Pure-Haskell proper unicode strings
λ> graphemes "བོད་ཀྱི་སྐད་ཡིག།"
["བོ","ད","་","ཀྱི","་","སྐ","ད","་","ཡི","ག","།"]
See prose-lens for a lens interface.
segmentation:
✓⃞ grapheme
✓⃞ words ⃞ tailored
⃞ sentences ⃞ tailored
⃞ line-breaking ⃞ tailored
normalization:
✓⃞ NFD ✓⃞ NFKD ✓⃞ NFC ⃞ NFKC
collating ⃞ …
transformation ⃞ …
character properties ⃞ …
other cldr ⃞ …
HCAR entry:
Many programming languages offer non-existing or very poor support for Unicode. While many think that Haskell is not one of them, this is not completely true. The way-to-go library of Haskell’s string type, Text, only provides codepoint-level operations. Just as a small and very elementary example: two “Haskell café” strings, first written with the ‘é’ character, and the second with the ‘e’ character followed by a combining acute accent character, are obviously have a correspondence for many real-world situations. Yet they are entirely different and unconnected things for Text and its operations.
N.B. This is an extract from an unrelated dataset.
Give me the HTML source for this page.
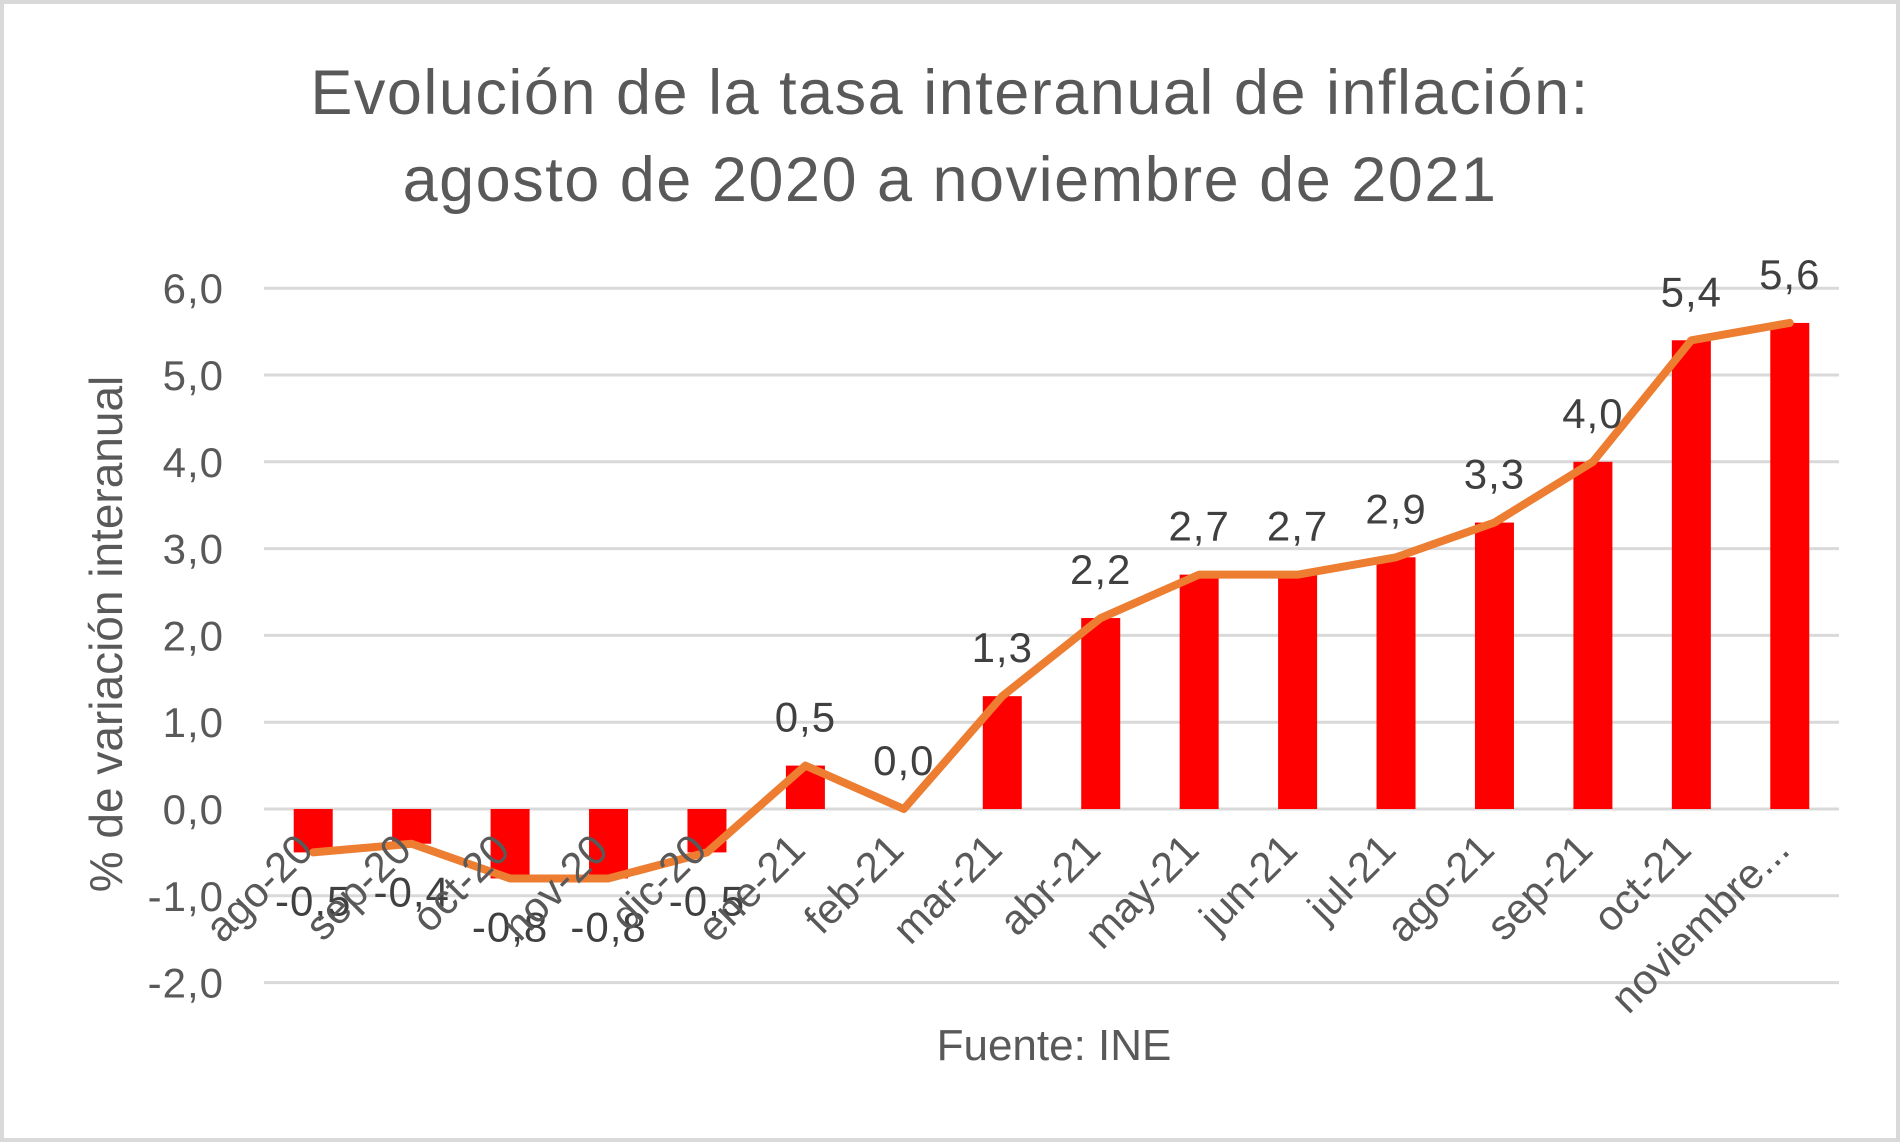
<!DOCTYPE html>
<html><head><meta charset="utf-8"><style>
html,body{margin:0;padding:0;background:#fff;}
svg{display:block;font-family:"Liberation Sans",sans-serif;}
</style></head><body>
<svg id="chart" width="1900" height="1142" viewBox="0 0 1900 1142">
<rect x="2" y="2" width="1896" height="1138" fill="#fff" stroke="#d9d9d9" stroke-width="4"/>
<text x="950" y="114" text-anchor="middle" font-size="63" letter-spacing="1.5" fill="#595959">Evolución de la tasa interanual de inflación:</text>
<text x="950" y="201" text-anchor="middle" font-size="63" letter-spacing="1.5" fill="#595959">agosto de 2020 a noviembre de 2021</text>
<text transform="translate(122,634) rotate(-90)" text-anchor="middle" font-size="46" fill="#595959">% de variación interanual</text>
<text x="1054" y="1060" text-anchor="middle" font-size="44" fill="#595959">Fuente: INE</text>
<g id="grid"></g><g id="bars"></g><g id="line"></g><g id="labels"></g>
</svg>
<script>
const categories=["ago-20","sep-20","oct-20","nov-20","dic-20","ene-21","feb-21","mar-21","abr-21","may-21","jun-21","jul-21","ago-21","sep-21","oct-21","noviembre..."];
const values=[-0.5,-0.4,-0.8,-0.8,-0.5,0.5,0.0,1.3,2.2,2.7,2.7,2.9,3.3,4.0,5.4,5.6];
const yTicks=[6,5,4,3,2,1,0,-1,-2];
const NS="http://www.w3.org/2000/svg";
const x0=264,x1=1839,yZero=809,unit=86.8;
const band=(x1-x0)/categories.length;
function xc(i){return x0+band*(i+0.5);}
function y(v){return yZero-v*unit;}
function mk(tag,attrs,parent){const e=document.createElementNS(NS,tag);for(const k in attrs)e.setAttribute(k,attrs[k]);document.getElementById(parent).appendChild(e);return e;}
const fmt=v=>v.toFixed(1).replace('.',',');
yTicks.forEach(t=>{
 const l=mk('line',{x1:x0,x2:x1,y1:y(t),y2:y(t),stroke:'#d9d9d9','stroke-width':3},'grid');
 
 
 const tx=mk('text',{x:224,y:y(t)+15,'text-anchor':'end','font-size':42,'letter-spacing':1,fill:'#595959'},'grid');
 tx.textContent=fmt(t);
 
 
});
const bw=39;
values.forEach((v,i)=>{
 const r=mk('rect',{x:xc(i)-bw/2,y:Math.min(y(v),y(0)),width:bw,height:Math.abs(y(v)-y(0)),fill:'#ff0000'},'bars');
 
 
});
const pts=values.map((v,i)=>xc(i)+','+y(v)).join(' ');
const pl=mk('polyline',{points:pts,fill:'none',stroke:'#ed7d31','stroke-width':8,'stroke-linejoin':'round','stroke-linecap':'round'},'line');


values.forEach((v,i)=>{
 const ly=v<0?y(v)+63:y(v)-34;
 const t=mk('text',{x:xc(i),y:ly,'text-anchor':'middle','font-size':42,'letter-spacing':1,fill:'#404040'},'labels');
 t.textContent=fmt(v);
 
 
});
categories.forEach((c,i)=>{
 const ax=xc(i)+2, ay=852;
 const t=mk('text',{x:ax,y:ay,'text-anchor':'end','font-size':42,fill:'#595959',transform:`rotate(-45 ${ax} ${ay})`},'labels');
 t.textContent=c;
 
 
});
</script>
</body></html>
And even though there is text-icu library offering proper Unicode functions, it has a form of FFI bindings to C library (and that is painful, especially for Windows users). More so, its API is very low-level and incomplete.
Prose is (work-in-progress) pure Haskell implementation of Unicode strings. Right now it’s completely inoptimized. Implemented parts are normalization algorithms and segmentation by graphemes and words.
Numerals is pure Haskell implementation of CLDR (Common Language Data Repository, Unicode’s locale data) numerals formatting.
Further reading
http://lelf.lu/prose https://github.com/llelf/prose https://github.com/llelf/numerals
optimizations: none
Prose/𝘚 | ICU | |
---|---|---|
segmentation/graphemes one-lang text | 1.60ms | 0.47ms |
segmentation/graphemes chars sample | 15.84ms | 16.30ms |